QCLAM

QCLAM

This figure shows the composition of the QClam spectrometer. There are two indispensable components. First of all there is a large dipole magnet, which deflects electrons with different energies onto different paths. This allows the reconstruction of the electron energies by use of position sensitive detectors. The second critical component is the detector setup of the spectrometer. It consists of three position sensitive wire chambers, a cherenkov counter and a scintillator. The data from the wire chambers together with the starting signal generated by the scintillator are used to gather the experimentally relevant data, while the cherenkov counter is used for background reduction purposes.

The QClam is one of two magnet spectrometers at the S- DALINAC. It is used for (e,e') and (e,e'x) experiments at various incident beam energies and scattering angles. Electrons which have been scattered from a target nucleus will enter the spectrometer and be deflected by the pentapole and dipole magnet according to their respective impulse. These electrons can then be detected by the position sensitive wire chambers and their energy and scattering angle can be reconstructed.
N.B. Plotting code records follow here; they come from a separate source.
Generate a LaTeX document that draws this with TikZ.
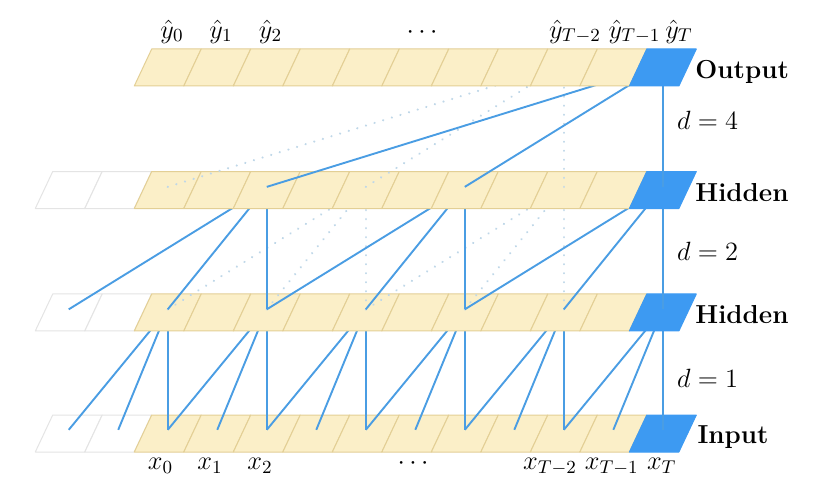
\RequirePackage{fix-cm}
\documentclass[tikz,border=0pt]{standalone}
\usepackage{xcolor}
\usepackage{tikz}
\usetikzlibrary{calc}
\definecolor{tyellow}{HTML}{FBEFC8}
\definecolor{tedge}{HTML}{E3CF95}
\definecolor{tblue}{HTML}{3D9AF2}
\definecolor{tline}{HTML}{4A9DE3}
\definecolor{tdot}{HTML}{BFD7E8}
\definecolor{tpad}{HTML}{E4E4E4}

% one slanted cell: style, index, bottom y
\newcommand{\tcncell}[3]{%
  \path[#1] ({2.360+0.870*#2},#3) -- ++(0.870,0) -- ++(0.306,0.650) -- ++(-0.870,0) -- cycle;}

\begin{document}
\begin{tikzpicture}[x=1cm, y=1cm,
  cellbox/.style={fill=tyellow, draw=tedge, line width=0.5pt, line join=round},
  padbox/.style={fill=white, draw=tpad, line width=0.5pt, line join=round},
  lastbox/.style={fill=tblue, draw=tblue, line width=0.5pt, line join=round},
  conn/.style={draw=tline, line width=0.95pt},
  ghost/.style={draw=tdot, line width=1.2pt, dash pattern=on 0.01pt off 4.5pt, line cap=round},
  steplabel/.style={font=\fontsize{13.2}{15}\selectfont, anchor=base},
  layerlabel/.style={font=\fontsize{13}{15}\selectfont\bfseries, anchor=base west, inner sep=0pt}]

  \useasboundingbox (0,0) rectangle (14.445,8.716);

  %% cell centres (line ends)
  \foreach \k in {-2,...,10}{
    \coordinate (in-\k) at ({2.948+0.870*\k},1.163);
    \coordinate (hA-\k) at ({2.948+0.870*\k},3.280);
    \coordinate (hB-\k) at ({2.948+0.870*\k},5.432);
  }
  \foreach \k in {0,...,10}{
    \coordinate (out-\k) at ({2.948+0.870*\k},7.585);
  }

  %% Input layer
  \foreach \k in {-2,-1}{\tcncell{padbox}{\k}{0.773}}
  \foreach \k in {0,...,9}{\tcncell{cellbox}{\k}{0.773}}
  \tcncell{lastbox}{10}{0.773}

  %% d = 1
  \foreach \j [evaluate=\j as \a using int(\j-2), evaluate=\j as \b using int(\j-1)] in {0,2,...,10}{
    \draw[conn] (in-\a) -- (hA-\j);
    \draw[conn] (in-\b) -- (hA-\j);
    \draw[conn] (in-\j) -- (hA-\j);
  }

  %% First hidden layer
  \foreach \k in {-2,-1}{\tcncell{padbox}{\k}{2.900}}
  \foreach \k in {0,...,9}{\tcncell{cellbox}{\k}{2.900}}
  \tcncell{lastbox}{10}{2.900}

  %% d = 2
  \foreach \j [evaluate=\j as \a using int(\j-4), evaluate=\j as \b using int(\j-2)] in {4,8}{
    \draw[ghost] (hA-\a) -- (hB-\j);
    \draw[ghost] (hA-\b) -- (hB-\j);
    \draw[ghost] (hA-\j) -- (hB-\j);
  }
  \foreach \j [evaluate=\j as \a using int(\j-4), evaluate=\j as \b using int(\j-2)] in {2,6,10}{
    \draw[conn] (hA-\a) -- (hB-\j);
    \draw[conn] (hA-\b) -- (hB-\j);
    \draw[conn] (hA-\j) -- (hB-\j);
  }

  %% Second hidden layer
  \foreach \k in {-2,-1}{\tcncell{padbox}{\k}{5.052}}
  \foreach \k in {0,...,9}{\tcncell{cellbox}{\k}{5.052}}
  \tcncell{lastbox}{10}{5.052}

  %% d = 4
  \foreach \i in {0,4,8}{\draw[ghost] (hB-\i) -- (out-8);}
  \foreach \i in {2,6,10}{\draw[conn] (hB-\i) -- (out-10);}

  %% Output layer
  \foreach \k in {0,...,9}{\tcncell{cellbox}{\k}{7.205}}
  \tcncell{lastbox}{10}{7.205}

  %% Labels
  \foreach \xpos/\lab [count=\i] in {3.023/{$\hat{y}_0$}, 3.884/{$\hat{y}_1$}, 4.753/{$\hat{y}_2$},
      7.416/{$\cdots$}, 10.104/{$\hat{y}_{T-2}$}, 11.150/{$\hat{y}_{T-1}$}, 11.932/{$\hat{y}_T$}}{
    \node[steplabel] (yh-\i) at (\xpos,8.048) {\lab};
  }
  \foreach \xpos/\lab [count=\i] in {2.820/{$x_0$}, 3.690/{$x_1$}, 4.569/{$x_2$},
      7.258/{$\cdots$}, 9.665/{$x_{T-2}$}, 10.749/{$x_{T-1}$}, 11.628/{$x_T$}}{
    \node[steplabel] (x-\i) at (\xpos,0.457) {\lab};
  }

  \node[layerlabel] (lab-out) at (12.213,7.345) {Output};
  \node[layerlabel] (lab-hB) at (12.213,5.172) {Hidden};
  \node[layerlabel] (lab-hA) at (12.213,3.035) {Hidden};
  \node[layerlabel] (lab-in) at (12.250,0.914) {Input};

  \node[steplabel, anchor=base west, inner sep=0pt] (dil-4) at (11.891,6.449) {$d=4$};
  \node[steplabel, anchor=base west, inner sep=0pt] (dil-2) at (11.891,4.130) {$d=2$};
  \node[steplabel, anchor=base west, inner sep=0pt] (dil-1) at (11.891,1.915) {$d=1$};

\end{tikzpicture}
\end{document}
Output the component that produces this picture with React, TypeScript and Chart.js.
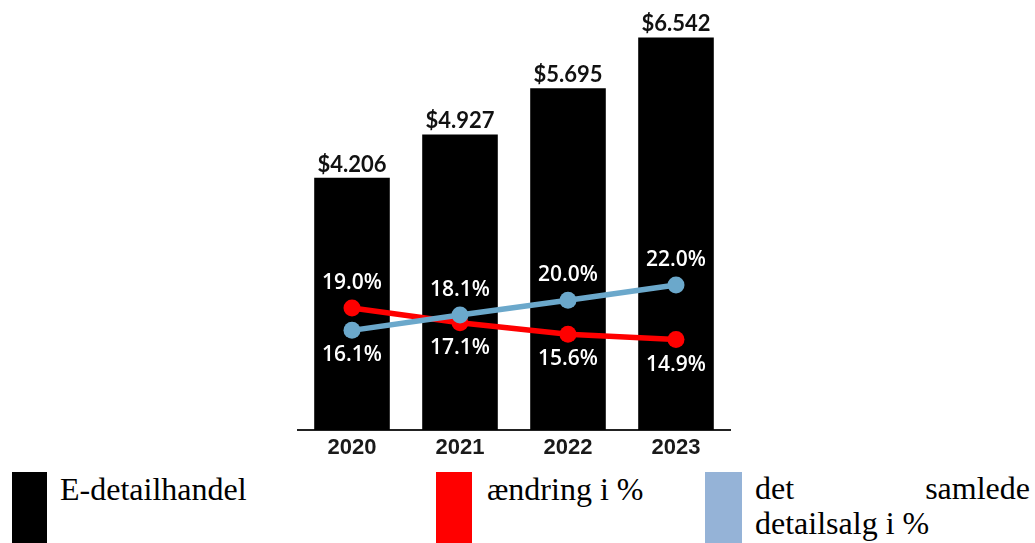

The 180° scattering beamline consists of a schicane and a seperation magnet. The incoming electron beam is deflected by a dipole magnet into the schicane and is later deflected into the scattering chamber by another dipole magnet. The central point of the scattering chamber is now occupied by a seperation magnet, which deflects the incoming beam back in it's original direction. The beam then impinges on the target, which has been moved a bit towards the faraday cup. Electron scattered by 180° from the target then pass the seperation magnet again and are deflected into the QClam spectrometer.

Additionally it is possible to operate the QClam in 180 degree mode using the schicane. This allows the detection of electrons scattered by 180 degrees, which results in a suppression of longitudinal excitations and thus presents a unique opportunity to study weak vertical excitations.